Collins (with help once again from researcher and plotter extraordinaire Matthew V. Clemens) again delivers the forensic goods in Cold Burn. In the time between Thanksgiving and Christmas, two wintry murders, separated by most of the continental United States, tax the resources of the Las Vegas CSI team. While Catherine, Warrick, and Nick remain on home turf to take care of the mysteriously wet and naked dead female dropped on a park trail, Sara and Grissom are on their way to a seminar in New York, a working vacation. Surprised by work in its midst, they come across an ad hoc funeral pyre in the middle of a snowstorm.

Collins stays faithful to the existing characters while taking advantage of the novel format, creating new storylines and suspects that fit the surroundings but that stretch the usual boundaries with their use of more realistic murders and even rough language.
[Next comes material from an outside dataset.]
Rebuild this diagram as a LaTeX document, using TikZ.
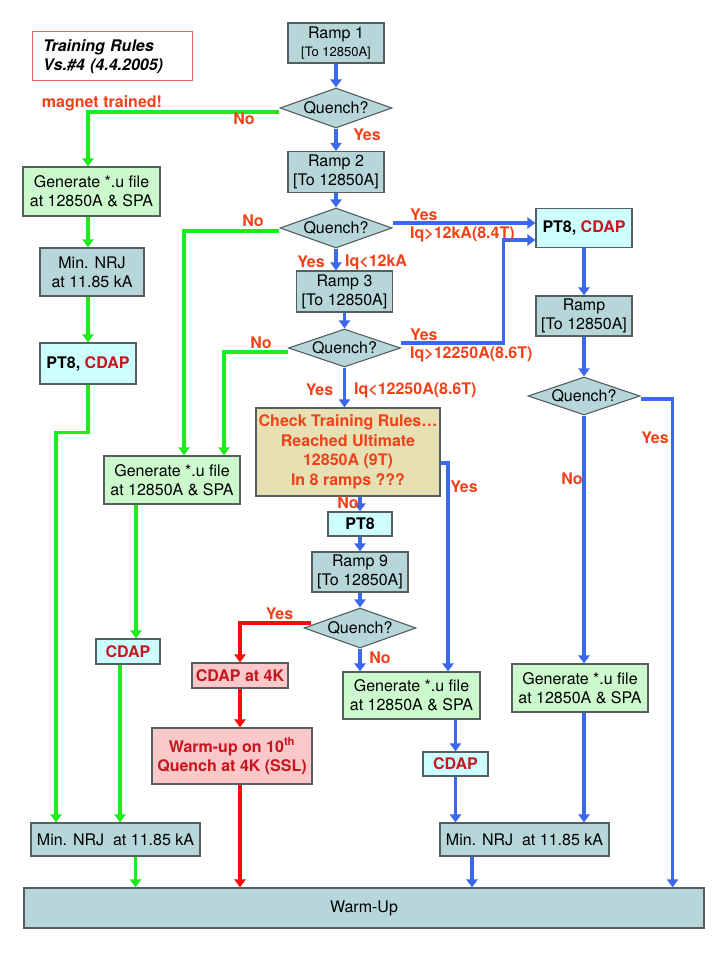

A highlight of this novel is watching Grissom learn new techniques when a Canadian CSI shows his particular skills in working a crime scene covered with snow.

I find reading the novels a perfect way to pass the time instead of watching another rerun for the fourth or fifth time, given how many stations are carrying the show in syndication. (Coincidentally, however, an episode that is referred to as "the Marks case" in Cold Burn was conveniently rebroadcast on the night I read about it, allowing me to get deeper insight into the actions of one of the regulars.)

I still feel as if I have just begun this series, and I'm not about to stop now. More novels follow the three included in the Mortal Wounds omnibus, and I've read one, Body of Evidence, so far, with equally entertaining results. Collins also wrote a handful of other novels for this series and a couple of CSI: Miami novels, as well as a selection of CSI graphic novels, and the plots for CSI video games and at least one CSI board game. For a while there, Max Allan Collins was the go-to guy for nearly all the related materials, and his immersion in that world shows in the quality of his work.